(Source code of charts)

● ● ● ● ● ● ●

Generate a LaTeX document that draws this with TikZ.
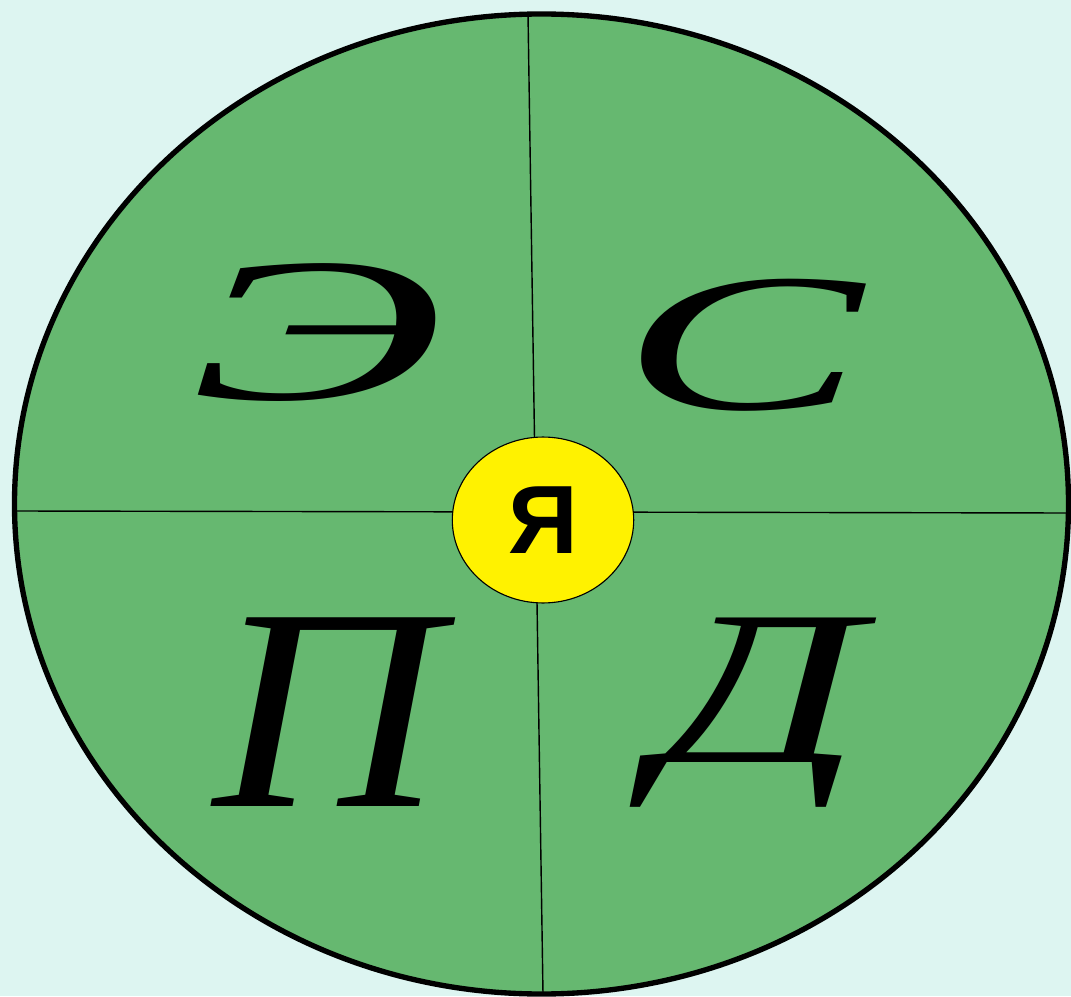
\documentclass[tikz,border=0pt]{standalone}
\usepackage{fontspec}
\usetikzlibrary{shapes.geometric}
\newfontfamily\timesit{Liberation Serif}
\newfontfamily\arialbf{Liberation Sans}
\definecolor{fon}{HTML}{DDF5F1}
\definecolor{pole}{HTML}{66B870}
\newcommand{\bukva}[2]{{\timesit\itshape\fontsize{#1}{#1}\selectfont #2}}

\begin{document}
\begin{tikzpicture}[x=0.025cm,y=0.025cm,bukva/.style={inner sep=0pt,transform shape}]
\fill[fon] (0,0) rectangle (1071,996);
\useasboundingbox (0,0) rectangle (1071,996);
\filldraw[fill=pole,line width=3.8pt] (541.5,492) ellipse [x radius=527,y radius=490];
\coordinate (w) at (14,485); \coordinate (e) at (1069,483);
\coordinate (n) at (528,982); \coordinate (s) at (543,2);
\draw[line width=1pt] (w)--(e);
\draw[line width=1pt] (n)--(s);
\node[ellipse,draw,fill=yellow,line width=.8pt,inner sep=0pt,minimum width=129pt,minimum height=118pt,font=\arialbf\bfseries\fontsize{69}{69}\selectfont] (ya) at (543,476) {Я};
\node[bukva,xscale=1.9] (e1) at (317,663) {\bukva{146}{Э}};
\node[bukva,xscale=1.84] (s1) at (742,651) {\bukva{140}{С}};
\node[bukva,xscale=1.09] (p1) at (327,284) {\bukva{205}{П}};
\node[bukva,xscale=1.47] (d1) at (759,283) {\bukva{157}{Д}};
\end{tikzpicture}
\end{document}
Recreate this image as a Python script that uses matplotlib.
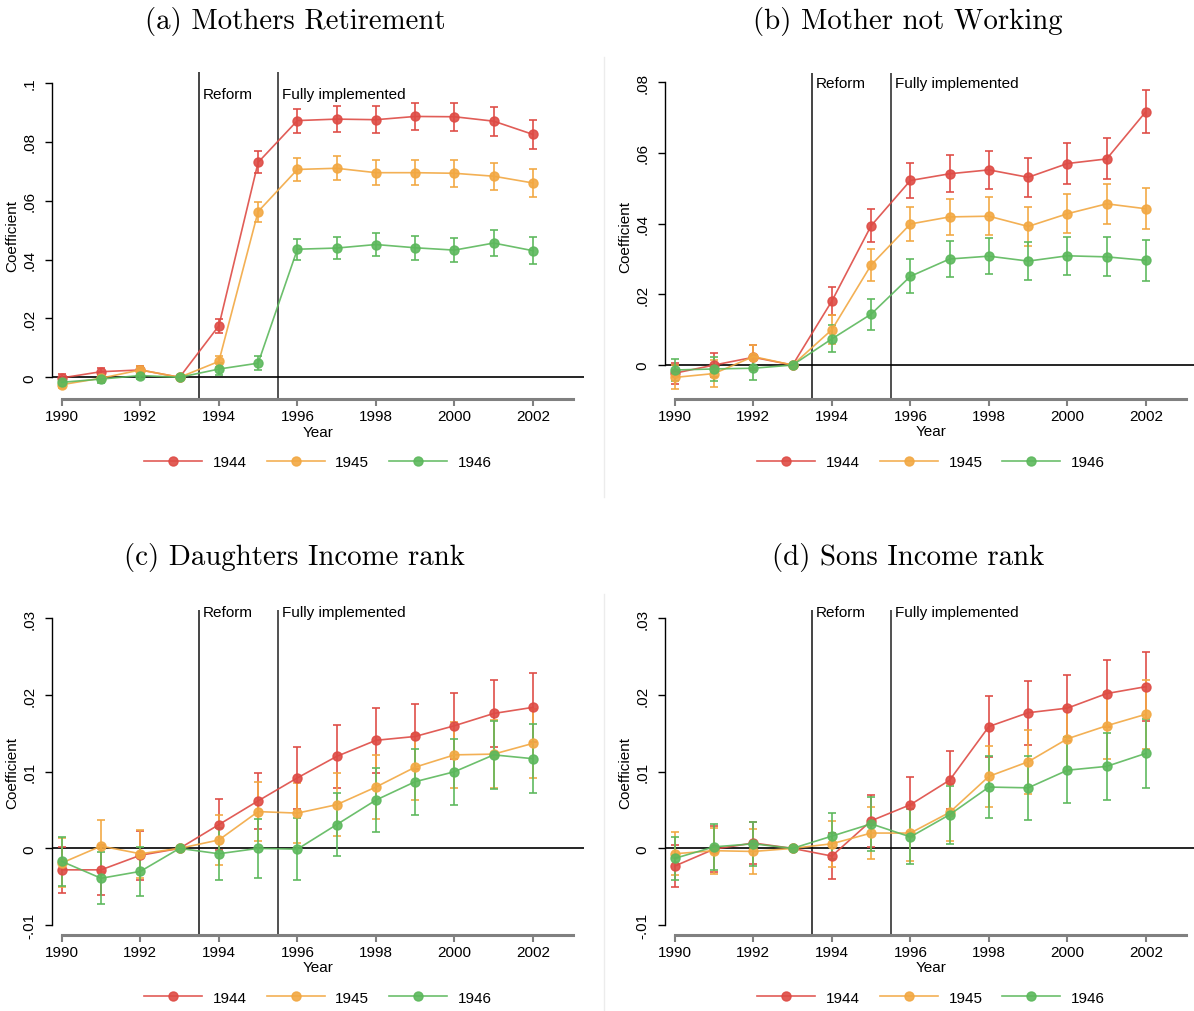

● ● ● ● ● ● ●

Repeat every record precisely. Any picture among them stays out of the copy.

Generate a LaTeX document that draws this with TikZ.
\documentclass[tikz,border=0pt]{standalone}
\usepackage{fontspec}
\usetikzlibrary{shapes.geometric}
\newfontfamily\timesit{Liberation Serif}
\newfontfamily\arialbf{Liberation Sans}
\definecolor{fon}{HTML}{DDF5F1}
\definecolor{pole}{HTML}{66B870}
\newcommand{\bukva}[2]{{\timesit\itshape\fontsize{#1}{#1}\selectfont #2}}

\begin{document}
\begin{tikzpicture}[x=0.025cm,y=0.025cm,bukva/.style={inner sep=0pt,transform shape}]
\fill[fon] (0,0) rectangle (1071,996);
\useasboundingbox (0,0) rectangle (1071,996);
\filldraw[fill=pole,line width=3.8pt] (541.5,492) ellipse [x radius=527,y radius=490];
\coordinate (w) at (14,485); \coordinate (e) at (1069,483);
\coordinate (n) at (528,982); \coordinate (s) at (543,2);
\draw[line width=1pt] (w)--(e);
\draw[line width=1pt] (n)--(s);
\node[ellipse,draw,fill=yellow,line width=.8pt,inner sep=0pt,minimum width=129pt,minimum height=118pt,font=\arialbf\bfseries\fontsize{69}{69}\selectfont] (ya) at (543,476) {Я};
\node[bukva,xscale=1.9] (e1) at (317,663) {\bukva{146}{Э}};
\node[bukva,xscale=1.84] (s1) at (742,651) {\bukva{140}{С}};
\node[bukva,xscale=1.09] (p1) at (327,284) {\bukva{205}{П}};
\node[bukva,xscale=1.47] (d1) at (759,283) {\bukva{157}{Д}};
\end{tikzpicture}
\end{document}
Recreate this image as a Python script that uses matplotlib.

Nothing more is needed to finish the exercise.